━━━ Information supplied
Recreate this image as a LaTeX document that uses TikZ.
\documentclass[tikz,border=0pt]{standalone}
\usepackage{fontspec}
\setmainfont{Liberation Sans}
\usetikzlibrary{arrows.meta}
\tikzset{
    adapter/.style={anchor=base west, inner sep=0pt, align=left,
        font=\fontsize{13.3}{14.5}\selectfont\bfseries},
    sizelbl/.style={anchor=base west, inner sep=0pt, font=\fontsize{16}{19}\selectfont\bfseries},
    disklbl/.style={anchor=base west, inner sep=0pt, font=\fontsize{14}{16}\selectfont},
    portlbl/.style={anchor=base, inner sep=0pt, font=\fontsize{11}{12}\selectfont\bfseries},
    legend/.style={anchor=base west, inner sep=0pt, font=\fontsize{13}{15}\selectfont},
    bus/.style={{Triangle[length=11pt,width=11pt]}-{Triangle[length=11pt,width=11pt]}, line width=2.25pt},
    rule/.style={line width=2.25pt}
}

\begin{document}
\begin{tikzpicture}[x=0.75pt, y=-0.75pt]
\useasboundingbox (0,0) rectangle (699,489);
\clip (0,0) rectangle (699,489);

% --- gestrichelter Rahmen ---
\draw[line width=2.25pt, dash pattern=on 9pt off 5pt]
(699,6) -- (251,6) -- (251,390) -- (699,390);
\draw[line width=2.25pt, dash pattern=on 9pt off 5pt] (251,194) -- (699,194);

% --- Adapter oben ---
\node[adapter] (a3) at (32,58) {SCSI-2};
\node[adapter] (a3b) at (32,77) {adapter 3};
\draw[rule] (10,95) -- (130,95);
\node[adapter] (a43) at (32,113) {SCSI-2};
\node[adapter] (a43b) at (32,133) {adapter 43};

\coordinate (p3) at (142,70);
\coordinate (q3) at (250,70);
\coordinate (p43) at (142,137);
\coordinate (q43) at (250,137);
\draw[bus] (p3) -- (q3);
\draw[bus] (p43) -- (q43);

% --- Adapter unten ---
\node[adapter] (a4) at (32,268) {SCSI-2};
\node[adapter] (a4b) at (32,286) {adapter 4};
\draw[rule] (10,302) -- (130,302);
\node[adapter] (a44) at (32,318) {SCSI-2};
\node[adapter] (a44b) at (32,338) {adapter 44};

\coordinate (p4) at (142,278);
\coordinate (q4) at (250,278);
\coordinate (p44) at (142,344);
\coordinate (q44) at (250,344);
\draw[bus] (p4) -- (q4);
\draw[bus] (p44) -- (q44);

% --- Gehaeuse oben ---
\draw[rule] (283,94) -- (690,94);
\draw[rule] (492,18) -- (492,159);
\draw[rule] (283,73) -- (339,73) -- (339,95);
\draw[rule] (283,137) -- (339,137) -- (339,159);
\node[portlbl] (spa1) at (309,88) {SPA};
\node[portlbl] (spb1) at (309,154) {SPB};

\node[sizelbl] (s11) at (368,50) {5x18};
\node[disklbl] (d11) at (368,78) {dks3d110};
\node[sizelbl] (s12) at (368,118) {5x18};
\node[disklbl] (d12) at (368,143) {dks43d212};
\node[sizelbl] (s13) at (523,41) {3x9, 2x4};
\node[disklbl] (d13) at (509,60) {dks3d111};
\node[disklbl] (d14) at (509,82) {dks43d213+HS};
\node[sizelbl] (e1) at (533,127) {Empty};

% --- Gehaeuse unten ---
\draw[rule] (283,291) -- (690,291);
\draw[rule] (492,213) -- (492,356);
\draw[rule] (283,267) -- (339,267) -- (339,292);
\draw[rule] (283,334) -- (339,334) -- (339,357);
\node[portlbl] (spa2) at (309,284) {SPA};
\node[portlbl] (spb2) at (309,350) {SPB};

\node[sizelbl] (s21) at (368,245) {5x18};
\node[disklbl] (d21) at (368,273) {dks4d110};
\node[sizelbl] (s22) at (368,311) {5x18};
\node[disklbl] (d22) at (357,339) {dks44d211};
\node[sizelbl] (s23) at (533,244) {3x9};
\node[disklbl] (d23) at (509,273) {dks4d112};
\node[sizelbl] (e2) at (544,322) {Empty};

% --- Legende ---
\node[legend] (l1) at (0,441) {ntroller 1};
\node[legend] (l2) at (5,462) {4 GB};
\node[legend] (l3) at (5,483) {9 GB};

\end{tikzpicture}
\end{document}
━━━━━━
━━━ Information supplied
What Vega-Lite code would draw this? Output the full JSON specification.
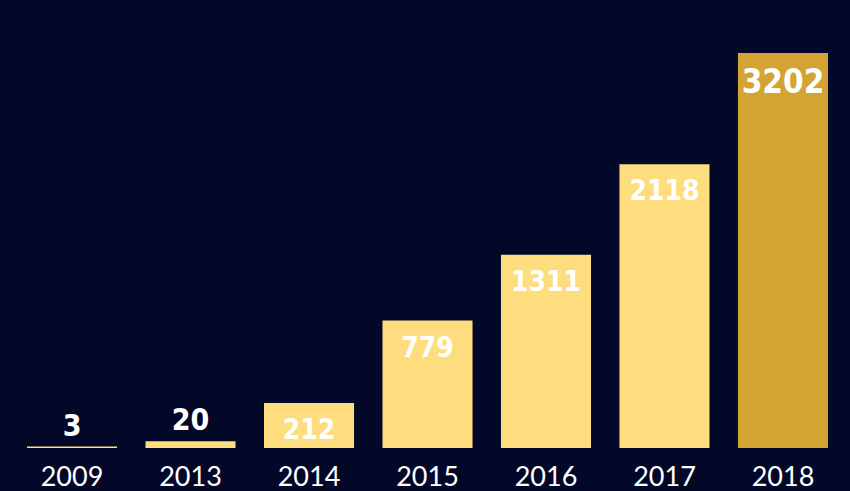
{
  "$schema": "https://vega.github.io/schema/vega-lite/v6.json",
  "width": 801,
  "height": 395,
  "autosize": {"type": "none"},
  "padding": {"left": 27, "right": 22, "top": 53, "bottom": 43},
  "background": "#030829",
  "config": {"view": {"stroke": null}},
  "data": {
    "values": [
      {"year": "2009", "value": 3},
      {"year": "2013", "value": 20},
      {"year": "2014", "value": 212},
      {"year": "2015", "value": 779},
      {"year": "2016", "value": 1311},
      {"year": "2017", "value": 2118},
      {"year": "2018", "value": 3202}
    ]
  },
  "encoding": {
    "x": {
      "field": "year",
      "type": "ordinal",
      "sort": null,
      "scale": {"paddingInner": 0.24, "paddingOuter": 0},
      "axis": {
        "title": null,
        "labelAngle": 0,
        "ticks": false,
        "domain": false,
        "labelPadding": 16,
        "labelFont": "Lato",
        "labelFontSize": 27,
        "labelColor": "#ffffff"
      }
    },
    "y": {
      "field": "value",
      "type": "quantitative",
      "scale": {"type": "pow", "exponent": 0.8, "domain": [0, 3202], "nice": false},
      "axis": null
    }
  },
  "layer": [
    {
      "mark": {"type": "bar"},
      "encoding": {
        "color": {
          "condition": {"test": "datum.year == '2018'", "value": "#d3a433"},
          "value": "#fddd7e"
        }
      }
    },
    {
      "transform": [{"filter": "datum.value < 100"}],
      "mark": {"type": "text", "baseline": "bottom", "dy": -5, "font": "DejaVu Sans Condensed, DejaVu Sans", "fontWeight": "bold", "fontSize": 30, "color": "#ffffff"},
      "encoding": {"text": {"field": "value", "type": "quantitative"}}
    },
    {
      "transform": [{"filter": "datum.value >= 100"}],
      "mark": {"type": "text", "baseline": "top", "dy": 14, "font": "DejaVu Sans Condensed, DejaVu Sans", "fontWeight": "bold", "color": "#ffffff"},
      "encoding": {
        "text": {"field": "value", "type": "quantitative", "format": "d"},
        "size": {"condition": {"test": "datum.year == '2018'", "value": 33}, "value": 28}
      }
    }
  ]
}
━━━━━━
* _Stated task_
Copy every line of the records above that contains "this".

* _Task response_
Recreate this image as a LaTeX document that uses TikZ.
What Vega-Lite code would draw this? Output the full JSON specification.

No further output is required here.